Carson McCullers

(Fabrice Cazeneuve et Jacques Tournier, Médian Film - France 3, 1995, 45’)

27 juin 2013.
 

Coécrit avec Jacques Tournier, auteur du livre Retour à Nayack consacré à l’écrivain, cette balade triste du réalisateur Fabrice Cazeneuve fait revivre le couple Carson et Reeves McCullers qui, toute leur vie, se sont déchirés, lui pour vivre, elle pour écrire. Issus du Sud profond (Carson décrit Colombus en Georgie dans « la Ballade du café triste » comme un endroit loin de tout, un endroit loin du monde où « l’ennui pourrit l’âme »), la jeune fille choyée qui se destinait au piano et le caporal de Fort Benning mèneront une vie singulière.
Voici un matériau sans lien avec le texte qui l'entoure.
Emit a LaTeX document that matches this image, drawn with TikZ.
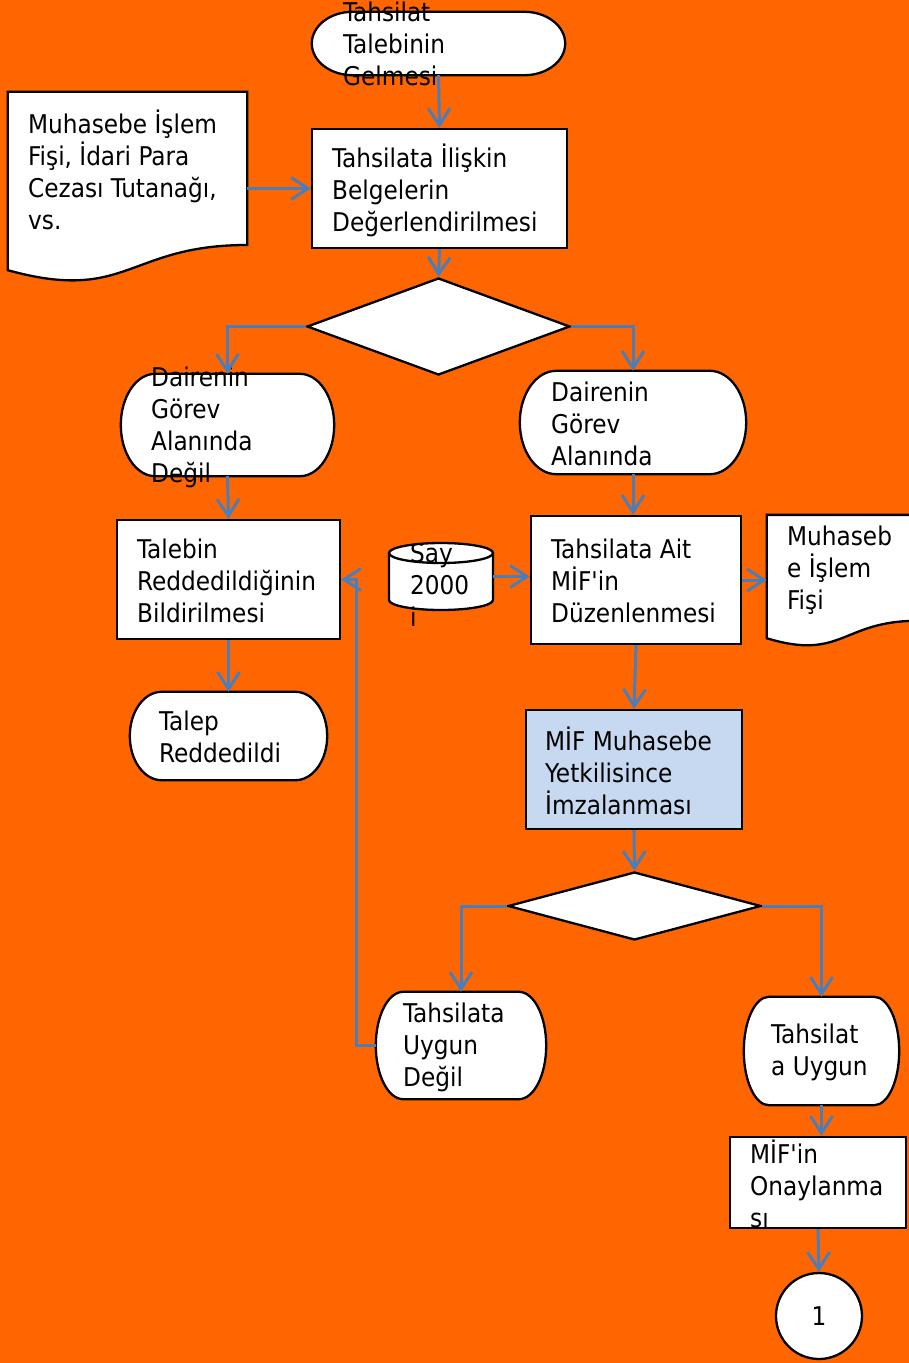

Ils ont fait un pacte dès leur mariage : chacun écrira pendant un an alors que l’autre gagnera l’argent du ménage. L’émission recrée, en revenant sur lieux où ils ont vécu (le Sud et ses maisons à colonnades, mais aussi New York, Paris) leur vie tout entière consacrée à la littérature, Reeves prenant peu à peu ombrage des succès de Carson.

Peu d’images du couple, mais des photos de Carson surtout, avec sa bouille ronde, son nez retroussé sous la frange, ses grands yeux fiévreux, sa silhouette androgyne. Toute sa vie, elle aura des problèmes de santé, Reeves se battant avec l’alcool. Unis dans une sorte de gemellité, l’homosexualité latente de l’un comme de l’autre n’est pas abordée dans ce film. La guerre survient, Reeves part avec les Rangers et sera blessé trois fois. Ils divorcent, se remarient, voyagent au fil de la réussité littéraire de Carson : « Reflets dans un oeil d’or » (porté à l’écran avec Elizabeth Taylor et Marlon Brando) qui déchaînera la colère du Ku Klux Klan, « Frankie Addams » dont l’adaptation théâtrale sera un succès à Broadway.

En 1953, Reeves se suicide dans un hôtel à Paris : « Si j’avais su l’aider, il serait encore vivant », écrit Carson dans « la Racine carrée du merveilleux ». Celle qui voulait intituler un de ses livres « In Spite of » (ceux qui ont réussi leur vie « en dépit de tous les obstacles ») s’éteindra en 1967 à l’âge de cinquante ans, à moitié paralysée, écrivant vers la fin de sa vie avec un pinceau attaché au poignet.